History
Ludii is the result of a long process of development over many years. This page summarises the key steps in this process.
Connection Games (Brisbane, 2005)
While compiling the book Connection Games: Variations on a Theme, it became obvious that many of these hundreds of games were composed of the same relatively small number of rules just in different combinations and applied to different board geometries. This inspired the ludemic approach for describing games, in which games are decomposed into conceptual units called ludemes, and led directly to my PhD work on evolutionary game design.

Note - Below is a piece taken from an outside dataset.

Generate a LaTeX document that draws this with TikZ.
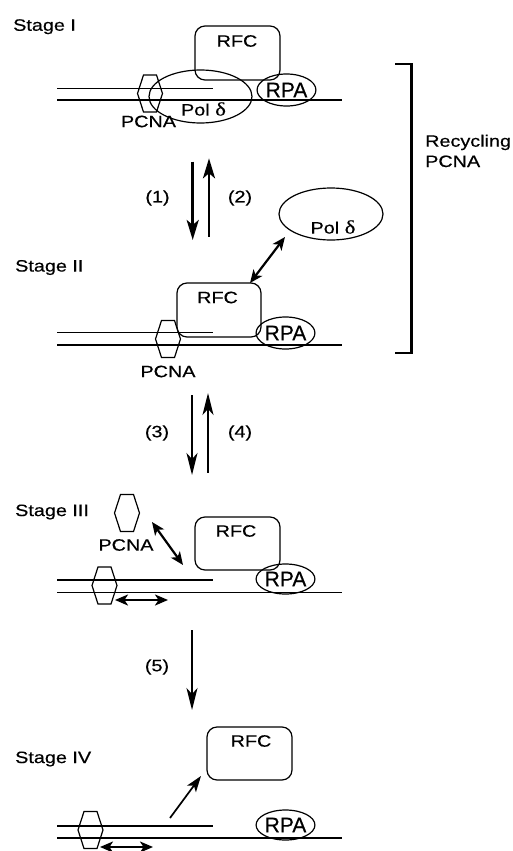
\documentclass[tikz,border=0pt]{standalone}
\usepackage{graphicx}
\usepackage{fontspec}
\setmainfont{Liberation Sans}[FakeBold=0.4]
\newfontfamily\grkf{Liberation Serif}[FakeBold=0.4]
\usetikzlibrary{arrows.meta,shapes.geometric}
\newcommand\sx[1]{\scalebox{1.2}[1]{#1}}
\newcommand\poltext{\sx{Pol {\grkf\fontsize{19}{20}\selectfont δ}}}
\begin{document}
\begin{tikzpicture}[x=1pt,y=-1pt,
  thinline/.style={line width=1.2pt},
  lbl/.style={inner sep=0pt, font=\fontsize{16.5}{19}\selectfont},
  rfcbox/.style={draw, line width=1.2pt, rounded corners=10pt, minimum width=85pt, minimum height=54pt, inner sep=0pt},
  rpabox/.style={draw, ellipse, line width=1.2pt, minimum width=55pt, minimum height=32pt, inner sep=0pt, font=\fontsize{21}{24}\selectfont},
  polbox/.style={draw, ellipse, line width=1.2pt, minimum width=103pt, minimum height=53pt, inner sep=0pt},
  bigarrow/.style={line width=2.8pt, -{Stealth[length=20pt,width=12pt,inset=5pt]}},
  slimarrow/.style={line width=1.7pt, -{Stealth[length=22pt,width=11pt,inset=6pt]}},
  duoarrow/.style={line width=2.2pt, {Stealth[length=13pt,width=11pt,inset=3.5pt]}-{Stealth[length=13pt,width=11pt,inset=3.5pt]}},
  hexa/.pic={\draw[thinline] (-12.5,0)--(-6.5,-18.5)--(6.5,-18.5)--(12.5,0)--(6.5,18.5)--(-6.5,18.5)--cycle;}
]
\useasboundingbox (0,0) rectangle (512,851);

% ---------- Stage I ----------
\node[lbl, anchor=west] (s1) at (13,26.7) {\sx{Stage I}};
\draw[thinline] (57,88.3) -- (213,88.3);
\draw[thinline] (57,100) -- (342,100);
\pic at (150,93.5) {hexa};
\node[polbox] (pol1) at (200.5,96.5) {};
\node[lbl] (pol1t) at (203.5,109) {\poltext};
\node[rfcbox] (rfc1) at (237.5,53) {};
\node[lbl] (rfc1t) at (237,41) {\sx{RFC}};
\node[rpabox] (rpa1) at (286.5,90) {RPA};
\node[lbl] (pcna1) at (148.5,121.5) {\sx{PCNA}};

% arrows (1) (2)
\coordinate (a1s) at (192.7,161.7);
\coordinate (a1e) at (192.7,240);
\coordinate (a2s) at (209,236.7);
\coordinate (a2e) at (209,158.3);
\draw[bigarrow] (a1s) -- (a1e);
\draw[bigarrow] (a2s) -- (a2e);
\node[lbl] (l1) at (157.5,198) {\sx{(1)}};
\node[lbl] (l2) at (240,198) {\sx{(2)}};

% free Pol delta
\node[polbox, minimum width=104pt, minimum height=52pt] (pol2) at (331,214) {};
\node[lbl] (pol2t) at (333,227) {\poltext};

% bracket
\coordinate (b1) at (395,64);
\coordinate (b2) at (411.7,64);
\coordinate (b3) at (411.7,353);
\coordinate (b4) at (395,353);
\draw[line width=2.5pt] (b1) -- (b2) -- (b3) -- (b4);
\node[lbl, anchor=base west] (rec1) at (425,146.7) {\sx{Recycling}};
\node[lbl, anchor=base west] (rec2) at (425,167) {\sx{PCNA}};

% ---------- Stage II ----------
\node[lbl, anchor=west] (s2) at (15,267.5) {\sx{Stage II}};
\draw[thinline] (57,332.3) -- (213,332.3);
\draw[thinline] (57,345) -- (342,345);
\pic at (168,339) {hexa};
\node[lbl] (pcna2) at (168,371.5) {\sx{PCNA}};
\node[rfcbox, minimum width=84pt] (rfc2) at (219,310) {};
\node[lbl] (rfc2t) at (217.5,297.5) {\sx{RFC}};
\node[rpabox] (rpa2) at (285.5,333) {RPA};
\coordinate (d1) at (250,283);
\coordinate (d2) at (285,237);
\draw[duoarrow] (d1) -- (d2);

% arrows (3) (4)
\coordinate (a3s) at (192,395);
\coordinate (a3e) at (192,475);
\coordinate (a4s) at (208,472.7);
\coordinate (a4e) at (208,393);
\draw[slimarrow] (a3s) -- (a3e);
\draw[slimarrow] (a4s) -- (a4e);
\node[lbl] (l3) at (157,433) {\sx{(3)}};
\node[lbl] (l4) at (240,433) {\sx{(4)}};

% ---------- Stage III ----------
\node[lbl, anchor=west] (s3) at (15,512) {\sx{Stage III}};
\pic at (127,513) {hexa};
\node[lbl] (pcna3) at (126,545) {\sx{PCNA}};
\coordinate (e1) at (152,522);
\coordinate (e2) at (183,565);
\draw[duoarrow] (e1) -- (e2);
\node[rfcbox, minimum height=53pt] (rfc3) at (237.5,543.5) {};
\node[lbl] (rfc3t) at (236,531) {\sx{RFC}};
\draw[thinline] (57,580) -- (213,580);
\draw[thinline] (57,592.7) -- (342,592.7);
\node[rpabox, minimum height=30pt] (rpa3) at (285.5,579) {RPA};
\pic at (104.5,585.5) {hexa};
\coordinate (f1) at (115,600);
\coordinate (f2) at (168,600);
\draw[duoarrow] (f1) -- (f2);

% arrow (5)
\coordinate (a5s) at (192,630);
\coordinate (a5e) at (192,710);
\draw[slimarrow] (a5s) -- (a5e);
\node[lbl] (l5) at (157,667) {\sx{(5)}};

% ---------- Stage IV ----------
\node[lbl, anchor=west] (s4) at (15,759) {\sx{Stage IV}};
\node[rfcbox, minimum height=53pt] (rfc4) at (249.5,753.5) {};
\node[lbl] (rfc4t) at (251,741) {\sx{RFC}};
\coordinate (g1) at (170,818);
\coordinate (g2) at (201,776);
\draw[line width=1.7pt, -{Stealth[length=16pt,width=11pt,inset=4pt]}] (g1) -- (g2);
\draw[thinline] (57,826) -- (213,826);
\draw[thinline] (57,838) -- (342,838);
\pic at (90.5,830) {hexa};
\node[rpabox, minimum height=30pt] (rpa4) at (285.5,825) {RPA};
\coordinate (h1) at (100,847);
\coordinate (h2) at (153,847);
\draw[duoarrow] (h1) -- (h2);
\end{tikzpicture}
\end{document}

Ludi (QUT, Brisbane, 2006–2009)
Ludi was a C++ program developed for my PhD that evolved board games. Games were modelled in an EBNF-style grammar and described as structures of ludemes, in the form of equipment and rules, which triggered corresponding program functions to be called. About 200 ludemes were implemented. This approach was sufficient to evolve interesting board games, such as Yavalath, but in the end proved quite limiting; Ludi was inefficient, not very general (most new games added to the system required its functionality to be extended) and not very extensible (adding functionality required updating both the grammar and its corresponding C++ code and synchronising the two). Ludi was never publicly released.
Mogal (Imperial College, London, 2010–2014)
Mogal was a general game player, written in Java, developed as part of the UCT for Games and Beyond project in conjunction with Stephen Tavener (one of the Zillions of Games programmers). Mogal stood for "Modular Game Library" and provided a number of useful core game functions, such as move generators and win detectors, which the user assembled into games using JSON description files. This approach allowed highly optimised implementations of the core game functions, but again suffered in terms of generality and extensibility as each new game typically required new functionality to be added by an expert user/programmer. Mogal was never publicly released, but was later extended by Stephen into the excellent Ai Ai game player that currently supports around 200 games and various AI agents.
Class Grammar (QUT, Brisbane, 2015–2016)
The idea that finally addressed the limitations of previous systems was a simple one: generate the game grammar directly from the code. The developer can then focus on implementing the required functionality, which is automatically incorprorated into the grammar, rather than having to maintain the two separately. The grammar reflects the full functionality of the code while hiding its implementation and complexity. This mechanism is described in the paper A Class Grammar for General Games and in Australian patent application 2013904567 Method and Apparatus for an Extensible General Game System (lapsed).
Ludii (Brisbane, Munich, Tokyo, Maastricht, 2016 –)
Ludii is a complete general game system, based on the ludemic approach and class grammar mechanism, written in Java. An initial prototype was developed in 2016 to demonstrate a working proof-of-concept of the basic mechanism for an ERC grant proposal. The full system architecture was fleshed out over 2017 and suitable general game features for biasing MCTS playouts were derived while working at the RIKEN Institute (Tokyo) in late 2017. Work on the release version of Ludii began in earnest with the start of the Digital Ludeme Project in April 2018 at Maastricht University, and the system was operational and playing games by July 2018 (first game: Tic Tac Toe). Ludii uses a forward-only model for Monte Carlo playouts and is about 100 times faster than the original Ludi.